I'm removing Hyper-V and regret that i invest so much time and effort setting up Windows 2008 on my laptop :S

...will try VMWare Server instead.

Friday, March 07, 2008 7:41 AM by nantcom

# re: Hyper-V and Power Management

Hi Nantcom -

VMware Server is a hosted virtualization solution - just like Virtual Server.  That architecture makes supporting things like sleep / hibernate much easier.

Cheers,

Ben

Friday, March 07, 2008 12:53 PM by Virtual PC Guy

# re: Hyper-V and Power Management

Ben, I have been looking for a good tablet on which to run Hyper-V. What is the make/model of your tablet? And by the way, what 3 OSes are you booting into? I'm asking because have weird issues dual-booting with Windows Server 2008 and Windows Vista.
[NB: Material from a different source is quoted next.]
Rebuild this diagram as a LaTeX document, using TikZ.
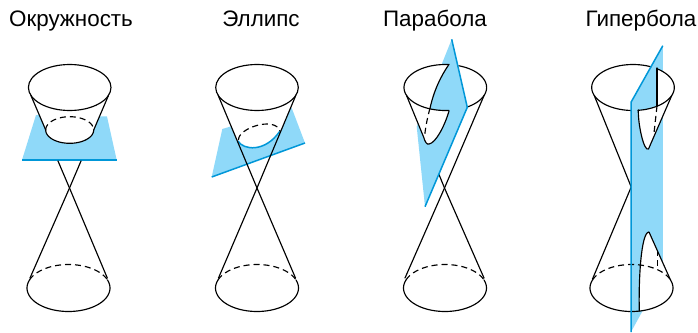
\documentclass[tikz,border=0pt]{standalone}
\usepackage{fontspec}
\setmainfont{Liberation Sans}
\definecolor{planefill}{HTML}{8FD9F9}
\definecolor{planeedge}{HTML}{0097D8}
\newcommand\rimarc[6]{plot[domain=#5:#6,samples=49] ({#1+#3*cos(\x)},{#2+#4*sin(\x)})}
\newcommand\rimto[6]{-- plot[domain=#5:#6,samples=49] ({#1+#3*cos(\x)},{#2+#4*sin(\x)})}
\tikzset{
  coneline/.style={black,line width=1.15pt,line cap=round,line join=round},
  hiddenline/.style={black,line width=1.15pt,dash pattern=on 6pt off 4pt},
  planeshape/.style={fill=planefill,draw=none},
  planerim/.style={planeedge,line width=1.5pt,line cap=butt,line join=round},
  voidshape/.style={fill=white,draw=none},
  caption/.style={anchor=base,font=\fontsize{22.4}{24}\selectfont,inner sep=0pt}
}
\begin{document}
\begin{tikzpicture}[x=1pt,y=-1pt]
\useasboundingbox (0,0) rectangle (698,332);
\node[caption] (t1) at (71,26) {Окружность};
\node[caption] (t2) at (261,26) {Эллипс};
\node[caption] (t3) at (435,26) {Парабола};
\node[caption] (t4) at (641,26) {Гипербола};

% --- circle
\fill[planeshape] (36,115) -- (107,116.5) -- (116.7,160) -- (22,160) -- cycle;
\fill[voidshape] \rimarc{69.7}{87.5}{41.3}{23}{160}{380} -- (93.7,130) \rimto{69.7}{130}{24}{13.3}{0}{180} -- cycle;
\draw[planerim] (22,160) -- (116.7,160);
\draw[coneline] (69.7,87.5) ellipse [x radius=41.3pt,y radius=23pt];
\draw[coneline] (30.9,95.4) -- (45.7,130);
\draw[coneline] (108.5,95.4) -- (93.7,130);
\draw[coneline] \rimarc{69.7}{130}{24}{13.3}{0}{180};
\draw[hiddenline] \rimarc{69.7}{130}{24}{13.3}{180}{360};
\draw[coneline] (58,161) -- (69.5,188) -- (107.3,278);
\draw[coneline] (81,161) -- (69.5,188) -- (30,278);
\draw[coneline] \rimarc{68.5}{288}{41.5}{23.5}{-20}{200};
\draw[hiddenline] \rimarc{68.5}{288}{41.5}{23.5}{200}{340};

% --- ellipse
\fill[planeshape] (222.3,129) -- (291.7,108) -- (305,143) -- (211.7,177) -- cycle;
\fill[voidshape] \rimarc{257}{87.5}{41.3}{23}{160}{380} -- (281,131) .. controls (265,153) and (243,150) .. (237,140) -- cycle;
\draw[planerim] (211.7,177) -- (305,143);
\draw[planerim] (238,141) .. controls (243,150) and (265,153) .. (280,131);
\draw[hiddenline] (238.5,140) .. controls (238,128) and (275,116) .. (280,131);
\draw[coneline] (257,87.5) ellipse [x radius=41.3pt,y radius=23pt];
\draw[coneline] (218.2,95.4) -- (257,188) -- (295.5,278);
\draw[coneline] (295.8,95.4) -- (257,188) -- (218.5,278);
\draw[coneline] \rimarc{257}{288}{41.5}{23.5}{-20}{200};
\draw[hiddenline] \rimarc{257}{288}{41.5}{23.5}{200}{340};

% --- parabola
\fill[planeshape] (451.7,39.3) -- (467.3,107.3) -- (425,206.7) -- (416.7,126.7) -- cycle;
\fill[voidshape] \rimarc{445.3}{87.5}{41.3}{23}{275}{160} -- (423.6,137) .. controls (425,142) and (427,145) .. (429,144) .. controls (436,143) and (445,125) .. (449,111) \rimto{445.3}{87.5}{41.3}{23}{85}{112} .. controls (434,90) and (441,76) .. (449,64.3) -- cycle;
\draw[coneline] \rimarc{445.3}{87.5}{41.3}{23}{275}{85};
\draw[coneline] \rimarc{445.3}{87.5}{41.3}{23}{289}{418};
\draw[coneline] (406.5,95.4) -- (423.6,137) .. controls (425,142) and (427,145) .. (429,144) .. controls (436,143) and (445,125) .. (449,111);
\draw[coneline] (430,108.3) .. controls (434,90) and (441,76) .. (449,64.3);
\draw[hiddenline] (430,108.3) .. controls (427.5,117) and (425.5,127) .. (424.5,137);
\draw[coneline] (484.1,95.4) -- (444.5,188) -- (405,278);
\draw[coneline] (439,174.5) -- (444.5,188) -- (484,278);
\draw[coneline] \rimarc{445}{288}{41.5}{23.5}{-20}{200};
\draw[hiddenline] \rimarc{445}{288}{41.5}{23.5}{200}{340};
\draw[planerim] (451.7,39.3) -- (467.3,107.3) -- (425,206.7);

% --- hyperbola
\fill[planeshape] (662.8,45.7) -- (662.8,274) -- (631,332) -- (631,102.3) -- cycle;
\fill[voidshape] \rimarc{633}{87.5}{41.3}{23}{305}{380} -- (648.5,149) .. controls (644,152) and (638,125) .. (638.3,110) \rimto{633}{87.5}{41.3}{23}{83}{55} -- (657,68) -- cycle;
\fill[voidshape] (649,232) -- (670.5,280) \rimto{631.5}{288}{41.5}{23.5}{340}{439} .. controls (638.5,280) and (641,232) .. (649,232) -- cycle;
\draw[coneline] \rimarc{633}{87.5}{41.3}{23}{296}{93};
\draw[coneline] \rimarc{633}{87.5}{41.3}{23}{305}{443};
\draw[coneline] (594.2,95.4) -- (631.2,187) -- (592.5,279);
\draw[coneline] (671.8,95.4) -- (648.5,149) .. controls (644,152) and (638,125) .. (638.3,110);
\draw[coneline] (657,68) -- (657,106);
\draw[hiddenline] (657,106) -- (654,133);
\draw[coneline] (670.5,280) -- (649,232) .. controls (641,232) and (638.5,280) .. (639.3,311);
\draw[hiddenline] (657.5,250) -- (657.5,266);
\draw[coneline] \rimarc{631.5}{288}{41.5}{23.5}{-20}{200};
\draw[hiddenline] \rimarc{631.5}{288}{41.5}{23.5}{200}{340};
\draw[planerim] (662.8,45.7) -- (631,102.3) -- (631,332);
\end{tikzpicture}
\end{document}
Sunday, March 09, 2008 4:47 AM by JC Mackin

# re: Hyper-V and Power Management

I have a non Hyper-V related question and I hope some of you can help me address.

I have a Windows Server 2008 box that doesn't have Hyper-V installed (however the setup CD is the one with Hyper-V). I does see Sleep in power options, but under it there's only "Hibernate after *** minutes" and no "Sleep after *** minutes". Also I can't put the server to sleep / hibernation using the start menu. Is there anyway I can fix this? Thanks in advance.

Cheers,

Jim

Saturday, March 15, 2008 2:51 PM by Jim Liu

# re: Hyper-V and Power Management

I'd like to think that nothing is too hard for the great developers at Microsoft :-)

So PLEASE make this an improvement for vNext!

As a developer coding for Active Directory / DNS / IIS7 etc... I really want to use a 2008 server with Hyper-V as my dev workstation.

Now I have my pc running 24/7, so if Microsoft cares about the environment and global warming, you'd better enable sleep/hibernate in SP1 ;)

Tuesday, March 18, 2008 12:43 AM by dotnetjunkie

# re: Hyper-V and Power Management

This REALLY needs to be in there.  You're targeting developers for this release, and a lot of them use laptops.  I tried running for a few days without sleep and loved Hyper-V, but cannot use my laptop like that - so had to remove it again.  I'm actively looking for an alternative solution.

Tuesday, March 25, 2008 9:14 AM by Alex S.